Sneha and Isaac also see leadership and role modelling as a critical factor in making progress against racism and racial discrimination across Australia and New Zealand.
And yet, leadership demographics don’t reflect the demographic reality in either country. In New Zealand, 27% of the population was born overseas and in Australia 51.5% of the population has one parent who was born overseas. However less than 5% of the most senior posts in Australia are filled by people with a non-European background, and that drops to 0.4% with an indigenous background. And from an industry perspective, only 4% of tech workers are Māori and 2.8% Pasifika.
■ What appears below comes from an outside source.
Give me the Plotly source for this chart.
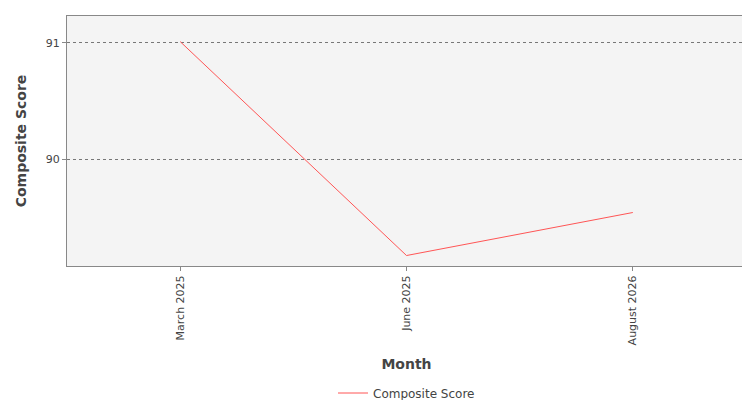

“I want my kids to see more people like them in leadership roles. India and China have the highest number of migrants to Australia, and yet how many Indian/Asian CEOs do I see in Australia? Not many.” says Sneha.
When asked what they hope inclusive will achieve for Microsoft ANZ, Sneha and Isaac both agree that there is work to do in converting a moment to momentum.
“What happens after we feel uncomfortable?” asks Sneha. “I don’t want this to be a moment that is then forgotten. I hope it creates momentum in driving change. It starts with the simple things. How do I pronounce your name? Check-in about what people are comfortable with if you’re not sure. And be curious if there are things that cross-over from personal to the workplace like cultural festivals.”
Isaac believes it’s critical to invite conversations, learning, advocacy and action: “Microsoft is making holding space a priority.
inclusive posed this question to Microsoft employees about racism and racial discrimination: ‘What can each of US do to be more inclusive?’
The answer lies in the courage of the people who speak up and share their lived experiences. People like Isaac and Sneha. It’s their stories and that of countless others that help us better understand what it means to listen, learn, and act for more diverse and inclusive workplaces, communities, and countries.